(WHAT THE TASK REQUIRES):
Give all the lines below again, exactly, with no pictures.
● ● ● ● ●
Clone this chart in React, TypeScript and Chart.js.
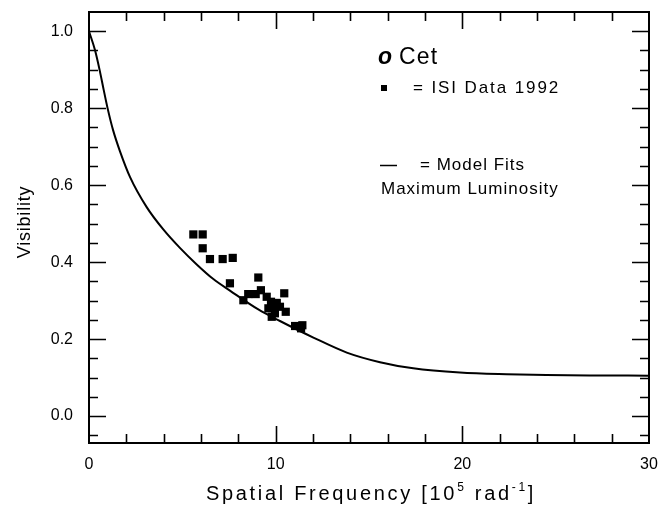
import { useEffect, useRef } from 'react';
import { Chart, registerables } from 'chart.js';
Chart.register(...registerables);

const FONT = '"Liberation Sans", Arial, sans-serif';

// ISI Data 1992 (spatial frequency [1e5 rad^-1], visibility)
const dataX = [5.59, 6.09, 6.09, 6.48, 7.16, 7.70, 7.55, 9.07, 8.27, 8.53, 8.93, 9.21, 9.52, 10.46, 9.75, 10.06, 9.61, 9.93, 10.23, 10.54, 9.79, 9.96, 11.04, 11.43, 11.36];
const dataY = [0.472, 0.472, 0.436, 0.408, 0.408, 0.411, 0.345, 0.360, 0.301, 0.317, 0.317, 0.327, 0.310, 0.319, 0.297, 0.294, 0.280, 0.284, 0.284, 0.271, 0.258, 0.267, 0.234, 0.236, 0.228];

// Model fit (maximum luminosity)
const modelX = [0, 0.32, 0.57, 0.79, 1.01, 1.29, 1.66, 2.20, 3.09, 3.98, 4.87, 5.77, 6.66, 7.55, 9.07, 10.23, 12.02, 13.81, 15.59, 17.37, 19.87, 22.37, 24.5, 27, 30];
const modelY = [1.0, 0.951, 0.899, 0.847, 0.797, 0.743, 0.688, 0.621, 0.543, 0.485, 0.437, 0.394, 0.356, 0.326, 0.277, 0.247, 0.204, 0.165, 0.140, 0.124, 0.113, 0.1085, 0.1065, 0.1055, 0.105];

const xTickValues = [0, 10, 20, 30];
const yTickValues = [0, 0.2, 0.4, 0.6, 0.8, 1.0];

const framePlugin = {
  id: 'frameTicks',
  afterDraw(chart: any) {
    const { ctx, chartArea: a, scales } = chart;
    const xs = scales.x, ys = scales.y;
    ctx.save();
    ctx.strokeStyle = '#000';
    ctx.lineWidth = 2;
    ctx.strokeRect(a.left, a.top, a.right - a.left, a.bottom - a.top);
    ctx.lineWidth = 1.6;
    ctx.beginPath();
    for (let k = -1; k <= 20; k++) {
      const v = k * 0.05;
      const p = Math.round(ys.getPixelForValue(v)) + 0.5;
      if (p < a.top || p > a.bottom) continue;
      const len = k % 4 === 0 ? 17 : 9;
      ctx.moveTo(a.left, p); ctx.lineTo(a.left + len, p);
      ctx.moveTo(a.right, p); ctx.lineTo(a.right - len, p);
    }
    for (let k = 1; k < 15; k++) {
      const v = k * 2;
      const p = Math.round(xs.getPixelForValue(v)) + 0.5;
      const len = v % 10 === 0 ? 17 : 9;
      ctx.moveTo(p, a.bottom); ctx.lineTo(p, a.bottom - len);
      ctx.moveTo(p, a.top); ctx.lineTo(p, a.top + len);
    }
    ctx.stroke();

    // axis titles
    ctx.fillStyle = '#000';
    ctx.textBaseline = 'alphabetic';
    ctx.save();
    ctx.translate(30, 222);
    ctx.rotate(-Math.PI / 2);
    ctx.textAlign = 'center';
    ctx.font = `18px ${FONT}`;
    (ctx as any).letterSpacing = '0.8px';
    ctx.fillText('Visibility', 0, 0);
    ctx.restore();

    const parts: [string, boolean][] = [
      ['Spatial Frequency [10', false], ['5', true], [' rad', false], ['-1', true], [']', false],
    ];
    const main = `20px ${FONT}`, sup = `12px ${FONT}`;
    (ctx as any).letterSpacing = '2.7px';
    let total = 0;
    for (const [t, s] of parts) { ctx.font = s ? sup : main; total += ctx.measureText(t).width; }
    let x = 371 - total / 2;
    ctx.textAlign = 'left';
    for (const [t, s] of parts) {
      ctx.font = s ? sup : main;
      ctx.fillText(t, x, s ? 491 : 500);
      x += ctx.measureText(t).width;
    }

    // legend text
    ctx.textBaseline = 'middle';
    (ctx as any).letterSpacing = '0px';
    ctx.font = `italic bold 23px ${FONT}`;
    ctx.fillText('o', 378, 58);
    ctx.font = `23px ${FONT}`;
    (ctx as any).letterSpacing = '1.2px';
    ctx.fillText('Cet', 399, 58);
    ctx.fillRect(381, 85, 6, 6);
    ctx.font = `17px ${FONT}`;
    (ctx as any).letterSpacing = '1.9px';
    ctx.fillText('= ISI Data 1992', 413, 88);
    ctx.lineWidth = 1.5;
    ctx.beginPath();
    ctx.moveTo(380, 165.5); ctx.lineTo(397, 165.5);
    ctx.stroke();
    (ctx as any).letterSpacing = '1px';
    ctx.fillText('= Model Fits', 420, 165);
    ctx.fillText('Maximum Luminosity', 381, 189);
    ctx.restore();
  },
};

const zeroPad = (s: any) => {
  s.paddingTop = 0; s.paddingBottom = 0; s.paddingLeft = 0; s.paddingRight = 0;
};

export default function App() {
  const ref = useRef<HTMLCanvasElement>(null);
  useEffect(() => {
    if (!ref.current) return;
    const chart = new Chart(ref.current, {
      type: 'scatter',
      data: {
        datasets: [
          {
            label: 'Model Fits',
            data: modelX.map((x, i) => ({ x, y: modelY[i] })),
            showLine: true,
            borderColor: '#000',
            borderWidth: 2,
            pointRadius: 0,
            cubicInterpolationMode: 'monotone',
            fill: false,
          } as any,
          {
            label: 'ISI Data 1992',
            data: dataX.map((x, i) => ({ x, y: dataY[i] })),
            pointStyle: 'rect',
            pointRadius: 5.8,
            backgroundColor: '#000',
            borderColor: '#000',
            borderWidth: 0,
            showLine: false,
          },
        ],
      },
      options: {
        responsive: false,
        animation: false,
        devicePixelRatio: 1,
        layout: { padding: { top: 12, right: 9, left: 0, bottom: 0 } },
        plugins: { legend: { display: false }, tooltip: { enabled: false } },
        scales: {
          x: {
            type: 'linear',
            min: 0,
            max: 30,
            afterBuildTicks: (s: any) => { s.ticks = xTickValues.map((v) => ({ value: v })); },
            afterFit: (s: any) => { s.height = 64; zeroPad(s); },
            grid: { display: false, drawTicks: false },
            border: { display: false },
            ticks: { padding: 12, color: '#000', font: { family: FONT, size: 16 }, maxRotation: 0, autoSkip: false },
          },
          y: {
            type: 'linear',
            min: -0.07,
            max: 1.05,
            afterBuildTicks: (s: any) => { s.ticks = yTickValues.map((v) => ({ value: v })); },
            afterFit: (s: any) => { s.width = 89; zeroPad(s); },
            grid: { display: false, drawTicks: false },
            border: { display: false },
            ticks: {
              padding: 16,
              color: '#000',
              font: { family: FONT, size: 16 },
              autoSkip: false,
              callback: (v: any) => Number(v).toFixed(1),
            },
          },
        },
      },
      plugins: [framePlugin],
    });
    return () => chart.destroy();
  }, []);
  return (
    <div style={{ position: 'fixed', left: 0, top: 0, width: 658, height: 507, background: '#fff' }}>
      <canvas ref={ref} width={658} height={507} style={{ display: 'block' }} />
    </div>
  );
}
● ● ● ● ●
(OUTPUT FOR THIS EXERCISE):
Clone this chart in React, TypeScript and Chart.js.
import { useEffect, useRef } from 'react';
import { Chart, registerables } from 'chart.js';
Chart.register(...registerables);

const FONT = '"Liberation Sans", Arial, sans-serif';

// ISI Data 1992 (spatial frequency [1e5 rad^-1], visibility)
const dataX = [5.59, 6.09, 6.09, 6.48, 7.16, 7.70, 7.55, 9.07, 8.27, 8.53, 8.93, 9.21, 9.52, 10.46, 9.75, 10.06, 9.61, 9.93, 10.23, 10.54, 9.79, 9.96, 11.04, 11.43, 11.36];
const dataY = [0.472, 0.472, 0.436, 0.408, 0.408, 0.411, 0.345, 0.360, 0.301, 0.317, 0.317, 0.327, 0.310, 0.319, 0.297, 0.294, 0.280, 0.284, 0.284, 0.271, 0.258, 0.267, 0.234, 0.236, 0.228];

// Model fit (maximum luminosity)
const modelX = [0, 0.32, 0.57, 0.79, 1.01, 1.29, 1.66, 2.20, 3.09, 3.98, 4.87, 5.77, 6.66, 7.55, 9.07, 10.23, 12.02, 13.81, 15.59, 17.37, 19.87, 22.37, 24.5, 27, 30];
const modelY = [1.0, 0.951, 0.899, 0.847, 0.797, 0.743, 0.688, 0.621, 0.543, 0.485, 0.437, 0.394, 0.356, 0.326, 0.277, 0.247, 0.204, 0.165, 0.140, 0.124, 0.113, 0.1085, 0.1065, 0.1055, 0.105];

const xTickValues = [0, 10, 20, 30];
const yTickValues = [0, 0.2, 0.4, 0.6, 0.8, 1.0];

const framePlugin = {
  id: 'frameTicks',
  afterDraw(chart: any) {
    const { ctx, chartArea: a, scales } = chart;
    const xs = scales.x, ys = scales.y;
    ctx.save();
    ctx.strokeStyle = '#000';
    ctx.lineWidth = 2;
    ctx.strokeRect(a.left, a.top, a.right - a.left, a.bottom - a.top);
    ctx.lineWidth = 1.6;
    ctx.beginPath();
    for (let k = -1; k <= 20; k++) {
      const v = k * 0.05;
      const p = Math.round(ys.getPixelForValue(v)) + 0.5;
      if (p < a.top || p > a.bottom) continue;
      const len = k % 4 === 0 ? 17 : 9;
      ctx.moveTo(a.left, p); ctx.lineTo(a.left + len, p);
      ctx.moveTo(a.right, p); ctx.lineTo(a.right - len, p);
    }
    for (let k = 1; k < 15; k++) {
      const v = k * 2;
      const p = Math.round(xs.getPixelForValue(v)) + 0.5;
      const len = v % 10 === 0 ? 17 : 9;
      ctx.moveTo(p, a.bottom); ctx.lineTo(p, a.bottom - len);
      ctx.moveTo(p, a.top); ctx.lineTo(p, a.top + len);
    }
    ctx.stroke();

    // axis titles
    ctx.fillStyle = '#000';
    ctx.textBaseline = 'alphabetic';
    ctx.save();
    ctx.translate(30, 222);
    ctx.rotate(-Math.PI / 2);
    ctx.textAlign = 'center';
    ctx.font = `18px ${FONT}`;
    (ctx as any).letterSpacing = '0.8px';
    ctx.fillText('Visibility', 0, 0);
    ctx.restore();

    const parts: [string, boolean][] = [
      ['Spatial Frequency [10', false], ['5', true], [' rad', false], ['-1', true], [']', false],
    ];
    const main = `20px ${FONT}`, sup = `12px ${FONT}`;
    (ctx as any).letterSpacing = '2.7px';
    let total = 0;
    for (const [t, s] of parts) { ctx.font = s ? sup : main; total += ctx.measureText(t).width; }
    let x = 371 - total / 2;
    ctx.textAlign = 'left';
    for (const [t, s] of parts) {
      ctx.font = s ? sup : main;
      ctx.fillText(t, x, s ? 491 : 500);
      x += ctx.measureText(t).width;
    }

    // legend text
    ctx.textBaseline = 'middle';
    (ctx as any).letterSpacing = '0px';
    ctx.font = `italic bold 23px ${FONT}`;
    ctx.fillText('o', 378, 58);
    ctx.font = `23px ${FONT}`;
    (ctx as any).letterSpacing = '1.2px';
    ctx.fillText('Cet', 399, 58);
    ctx.fillRect(381, 85, 6, 6);
    ctx.font = `17px ${FONT}`;
    (ctx as any).letterSpacing = '1.9px';
    ctx.fillText('= ISI Data 1992', 413, 88);
    ctx.lineWidth = 1.5;
    ctx.beginPath();
    ctx.moveTo(380, 165.5); ctx.lineTo(397, 165.5);
    ctx.stroke();
    (ctx as any).letterSpacing = '1px';
    ctx.fillText('= Model Fits', 420, 165);
    ctx.fillText('Maximum Luminosity', 381, 189);
    ctx.restore();
  },
};

const zeroPad = (s: any) => {
  s.paddingTop = 0; s.paddingBottom = 0; s.paddingLeft = 0; s.paddingRight = 0;
};

export default function App() {
  const ref = useRef<HTMLCanvasElement>(null);
  useEffect(() => {
    if (!ref.current) return;
    const chart = new Chart(ref.current, {
      type: 'scatter',
      data: {
        datasets: [
          {
            label: 'Model Fits',
            data: modelX.map((x, i) => ({ x, y: modelY[i] })),
            showLine: true,
            borderColor: '#000',
            borderWidth: 2,
            pointRadius: 0,
            cubicInterpolationMode: 'monotone',
            fill: false,
          } as any,
          {
            label: 'ISI Data 1992',
            data: dataX.map((x, i) => ({ x, y: dataY[i] })),
            pointStyle: 'rect',
            pointRadius: 5.8,
            backgroundColor: '#000',
            borderColor: '#000',
            borderWidth: 0,
            showLine: false,
          },
        ],
      },
      options: {
        responsive: false,
        animation: false,
        devicePixelRatio: 1,
        layout: { padding: { top: 12, right: 9, left: 0, bottom: 0 } },
        plugins: { legend: { display: false }, tooltip: { enabled: false } },
        scales: {
          x: {
            type: 'linear',
            min: 0,
            max: 30,
            afterBuildTicks: (s: any) => { s.ticks = xTickValues.map((v) => ({ value: v })); },
            afterFit: (s: any) => { s.height = 64; zeroPad(s); },
            grid: { display: false, drawTicks: false },
            border: { display: false },
            ticks: { padding: 12, color: '#000', font: { family: FONT, size: 16 }, maxRotation: 0, autoSkip: false },
          },
          y: {
            type: 'linear',
            min: -0.07,
            max: 1.05,
            afterBuildTicks: (s: any) => { s.ticks = yTickValues.map((v) => ({ value: v })); },
            afterFit: (s: any) => { s.width = 89; zeroPad(s); },
            grid: { display: false, drawTicks: false },
            border: { display: false },
            ticks: {
              padding: 16,
              color: '#000',
              font: { family: FONT, size: 16 },
              autoSkip: false,
              callback: (v: any) => Number(v).toFixed(1),
            },
          },
        },
      },
      plugins: [framePlugin],
    });
    return () => chart.destroy();
  }, []);
  return (
    <div style={{ position: 'fixed', left: 0, top: 0, width: 658, height: 507, background: '#fff' }}>
      <canvas ref={ref} width={658} height={507} style={{ display: 'block' }} />
    </div>
  );
}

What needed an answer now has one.